Mais, malgré cette diversité, malgré cette possibilité d’être doté d’une conscience qui semble être totalement autonome, n’en demeure pas moins l’Unité, Ce qui est au-delà toutes les distinctions, Ce qui rend possibles les distinctions. Le Taoïsme évoque un lieu qui se trouve une jonction avec l’Origine Unique. Il est appelé par Lao-Tzeu “l’Entre-deux du Ciel et de la Terre.”

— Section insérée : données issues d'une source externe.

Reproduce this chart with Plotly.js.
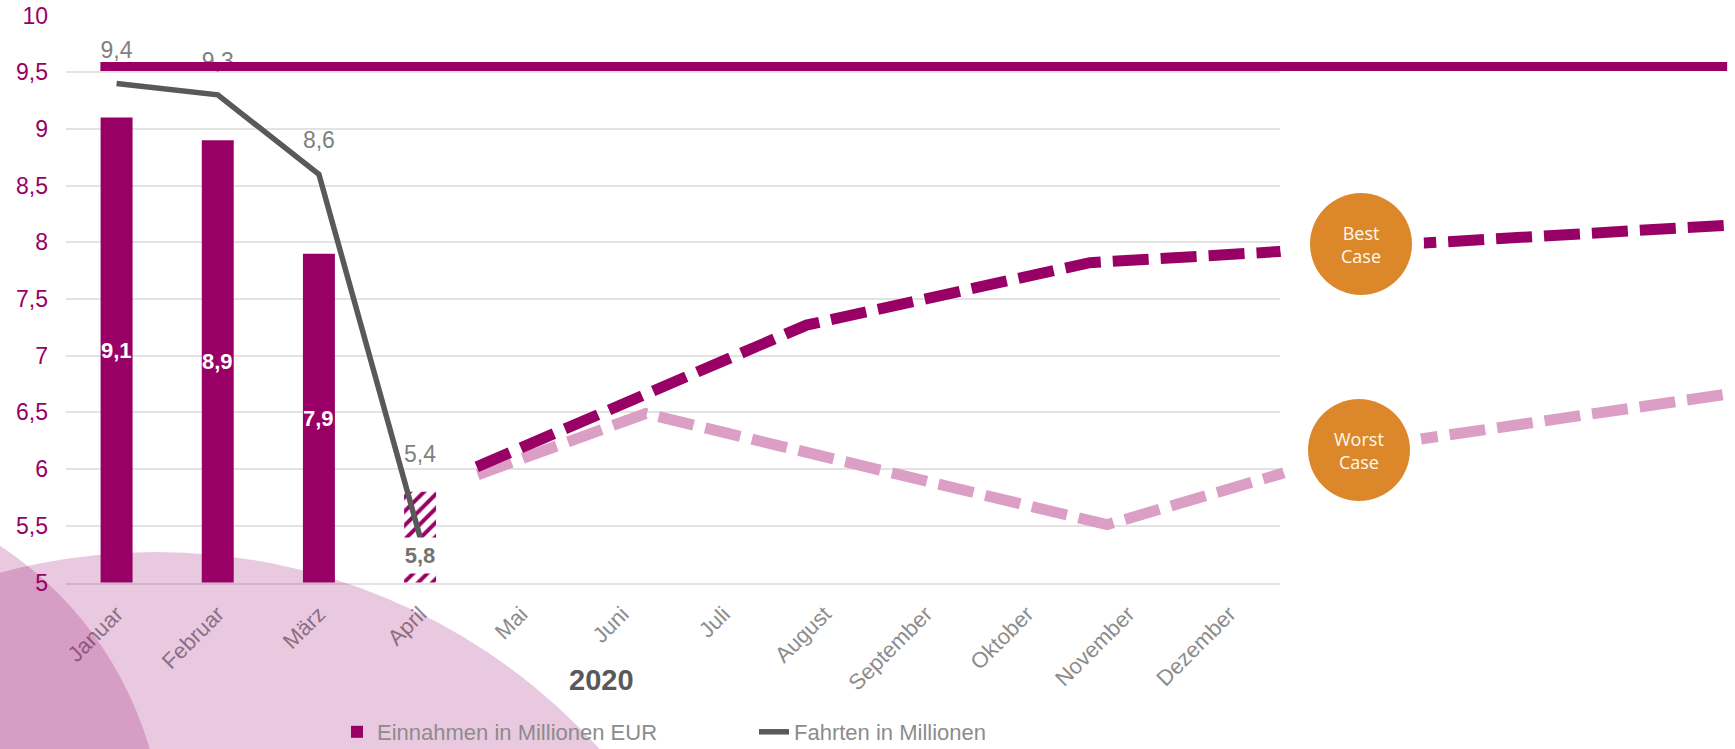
<!DOCTYPE html>
<html>
<head>
<meta charset="utf-8">
<script src="https://cdn.plot.ly/plotly-3.0.1.min.js"></script>
<style>html,body{margin:0;padding:0;background:#fff;overflow:hidden;}#chart{width:1735px;height:749px;}</style>
</head>
<body>
<div id="chart"></div>
<script>
// ---- data ----
const months = ['Januar','Februar','März','April','Mai','Juni','Juli','August','September','Oktober','November','Dezember'];
const revenueMonths = ['Januar','Februar','März','April'];
const revenue = [9.1, 8.9, 7.9, 5.8];          // Einnahmen in Millionen EUR
const trips = [9.4, 9.3, 8.6, 5.4];            // Fahrten in Millionen
const bestX = [3.56, 6.82, 9.62, 15.91];       // month index positions
const bestY = [6.02, 7.27, 7.82, 8.15];
const worstX = [3.57, 5.23, 9.79, 12.47, 15.91];
const worstY = [5.95, 6.49, 5.51, 6.21, 6.66];
const refX = [-0.16, 15.92];
const refY = [9.55, 9.55];
const yTicks = [5, 5.5, 6, 6.5, 7, 7.5, 8, 8.5, 9, 9.5, 10];

// ---- style ----
const W = 1735, H = 749;
const PURPLE = '#990066', PINK = '#DB9EC4', GRAY = '#595959', ORANGE = '#DC882A';
const FONT = 'Liberation Sans, Arial, sans-serif';
const fmt = v => String(v).replace('.', ',');
const px = x => x / W, py = y => 1 - y / H;
const plotLeft = 66, plotRight = 1280;
const catW = (plotRight - plotLeft) / months.length;
const x2max = -0.5 + (W - plotLeft) / catW;
const tripLabelOffset = [0.28, 0.28, 0.28, 0.71];
const barLabelShift = [0, 0, 0, -18];

const traces = [
  {
    type: 'bar', x: revenueMonths, y: revenue, name: 'Einnahmen in Millionen EUR',
    width: 0.316, xaxis: 'x', yaxis: 'y',
    marker: {
      color: PURPLE,
      line: {width: 0},
      pattern: {shape: revenue.map((v, i) => i < 3 ? '' : '/'), fgcolor: PURPLE, bgcolor: '#ffffff', size: 10, solidity: 0.4, fillmode: 'replace'}
    },
    hoverinfo: 'skip'
  },
  {
    type: 'scatter', mode: 'lines', x: revenueMonths, y: trips, name: 'Fahrten in Millionen',
    xaxis: 'x', yaxis: 'y', line: {color: GRAY, width: 5.5}, hoverinfo: 'skip'
  },
  {
    type: 'scatter', mode: 'text', x: revenueMonths, y: trips.map((v, i) => v + tripLabelOffset[i]),
    text: trips.map(fmt), textposition: 'middle center', showlegend: false,
    textfont: {family: FONT, size: 23, color: '#808080'}, xaxis: 'x', yaxis: 'y', hoverinfo: 'skip'
  },
  {
    type: 'scatter', mode: 'lines', x: worstX, y: worstY, showlegend: false, xaxis: 'x2', yaxis: 'y2',
    line: {color: PINK, width: 11, dash: '36px,12px'}, hoverinfo: 'skip'
  },
  {
    type: 'scatter', mode: 'lines', x: bestX, y: bestY, showlegend: false, xaxis: 'x2', yaxis: 'y2',
    line: {color: PURPLE, width: 11, dash: '36px,12px'}, hoverinfo: 'skip'
  },
  {
    type: 'scatter', mode: 'lines', x: refX, y: refY, showlegend: false, xaxis: 'x2', yaxis: 'y2',
    line: {color: PURPLE, width: 9}, hoverinfo: 'skip'
  }
];

const annotations = revenue.map((v, i) => ({
  xref: 'x', yref: 'y', x: revenueMonths[i], y: (5 + v) / 2, yshift: barLabelShift[i],
  xanchor: 'center', yanchor: 'middle',
  text: '<b>' + fmt(v) + '</b>', showarrow: false,
  font: {family: FONT, size: 22, color: i < 3 ? '#ffffff' : '#737373'},
  bgcolor: i < 3 ? 'rgba(0,0,0,0)' : '#ffffff', borderpad: i < 3 ? 0 : 5, width: i < 3 ? undefined : 32
}));
annotations.push(
  {xref: 'paper', yref: 'paper', x: px(601), y: py(680), xanchor: 'center', yanchor: 'middle',
   text: '<b>2020</b>', showarrow: false, font: {family: FONT, size: 29, color: GRAY}},
  {xref: 'paper', yref: 'paper', x: px(1361), y: py(244), xanchor: 'center', yanchor: 'middle',
   text: 'Best<br>Case', showarrow: false, font: {family: 'Open Sans, sans-serif', size: 18, color: '#fff8ee'}},
  {xref: 'paper', yref: 'paper', x: px(1359), y: py(450), xanchor: 'center', yanchor: 'middle',
   text: 'Worst<br>Case', showarrow: false, font: {family: 'Open Sans, sans-serif', size: 18, color: '#fff8ee'}}
);

function circ(cx, cy, r, fill) {
  return {type: 'circle', xref: 'paper', yref: 'paper', x0: px(cx - r), x1: px(cx + r), y0: py(cy + r), y1: py(cy - r),
          fillcolor: fill, line: {width: 0}, layer: 'above'};
}
const shapes = [
  circ(1352, 244, 72, '#ffffff'), circ(1361, 244, 51, ORANGE),
  circ(1351, 450, 71, '#ffffff'), circ(1359, 450, 51, ORANGE),
  circ(156, 1150, 598, 'rgba(153,0,102,0.21)'),
  circ(-200, 850, 364, 'rgba(153,0,102,0.21)')
];

const layout = {
  width: W, height: H,
  margin: {l: 0, r: 0, t: 0, b: 0, autoexpand: false},
  paper_bgcolor: '#ffffff', plot_bgcolor: 'rgba(0,0,0,0)',
  separators: ', ',
  font: {family: FONT},
  showlegend: true,
  legend: {orientation: 'h', xref: 'container', yref: 'container', x: px(337), xanchor: 'left', y: py(732), yanchor: 'middle',
           font: {family: FONT, size: 22, color: '#8c8c8c'}, bgcolor: 'rgba(0,0,0,0)',
           entrywidth: 372, entrywidthmode: 'pixels', itemwidth: 30},
  xaxis: {domain: [px(plotLeft), px(plotRight)], type: 'category', categoryorder: 'array', categoryarray: months,
          range: [-0.5, 11.5], tickvals: months, ticktext: months, tickangle: -45, showgrid: false,
          showline: true, linecolor: '#e3e3e3', linewidth: 2, ticks: '', ticklabelstandoff: 8,
          tickfont: {family: FONT, size: 22, color: '#8c8c8c'}, fixedrange: true, automargin: false},
  yaxis: {domain: [py(582.5), py(15.5)], range: [5, 10], tickvals: yTicks, ticktext: yTicks.map(fmt),
          showgrid: true, gridcolor: '#e3e3e3', gridwidth: 2, zeroline: false, ticks: '',
          ticklabelstandoff: 17, tickfont: {family: FONT, size: 23, color: PURPLE}, fixedrange: true, automargin: false},
  xaxis2: {domain: [px(plotLeft), 1], range: [-0.5, x2max], anchor: 'y2', visible: false, fixedrange: true},
  yaxis2: {domain: [py(582.5), py(15.5)], range: [5, 10], anchor: 'x2', visible: false, fixedrange: true},
  annotations: annotations,
  shapes: shapes
};

Plotly.newPlot('chart', traces, layout, {displayModeBar: false, staticPlot: true});
</script>
</body>
</html>
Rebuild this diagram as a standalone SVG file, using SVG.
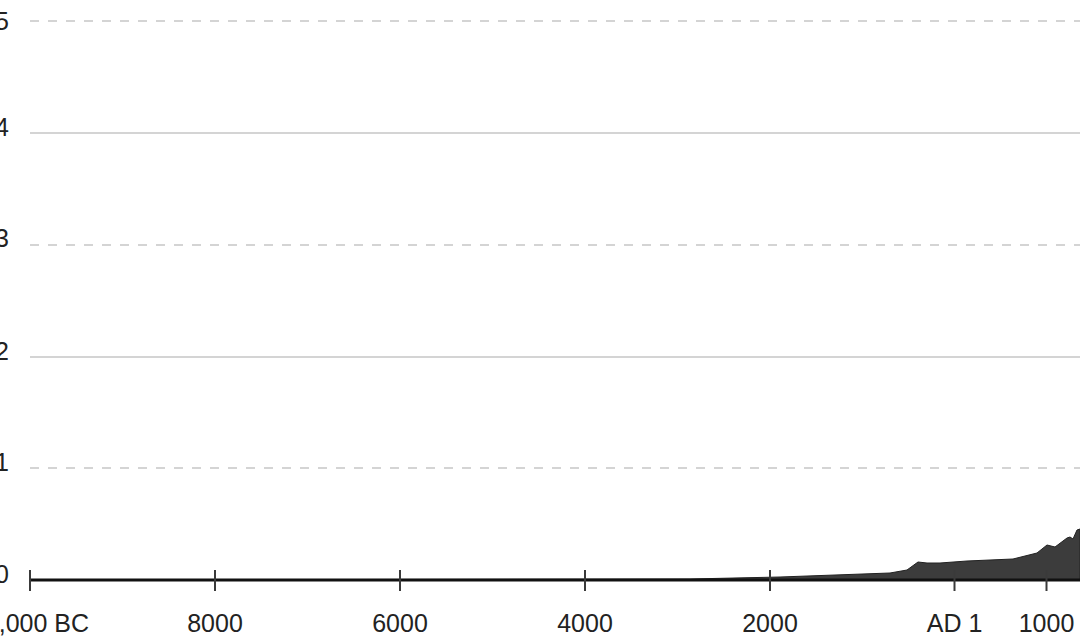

L’entre -deux du ciel et de la terre, siège du Principe, lieu d’où agit sa vertu, est comme un soufflet, comme le sac d’un soufflet dont le ciel et la terre seraient les deux planches, qui se vide sans s’épuiser, qui se meut externant sans cesse. Tao-Te-King Chapitre 5-C

C’est parce que la Manifestation procède ce lieu mystérieux, de cette Origine Unique, que ce point d’émergence/achèvement prend les attributs d’une Existence inconditionnée d’un état proche de la Conscience Unitive. Ainsi, nécessairement, des êtres hériteront indéfiniment, perpétuellement de cet état inaltérable. Ce sont les sages, les êtres éveillés, les Coopérateurs du Ciel. Ils ne peuvent donc pas être absents dans le déroulé perpétuel du temps. De là résulte l’inamovibilité des sciences spirituelles. Ainsi donc, malgré les mouvements apparemment chaotiques de l’histoire, dans cette mouvance tumultueuse des traditions qui se font, se défont et se mêlent, existent des mouvements mystérieux qui tissent des liens permanents vers les êtres cheminant inéluctablement vers l’éveil.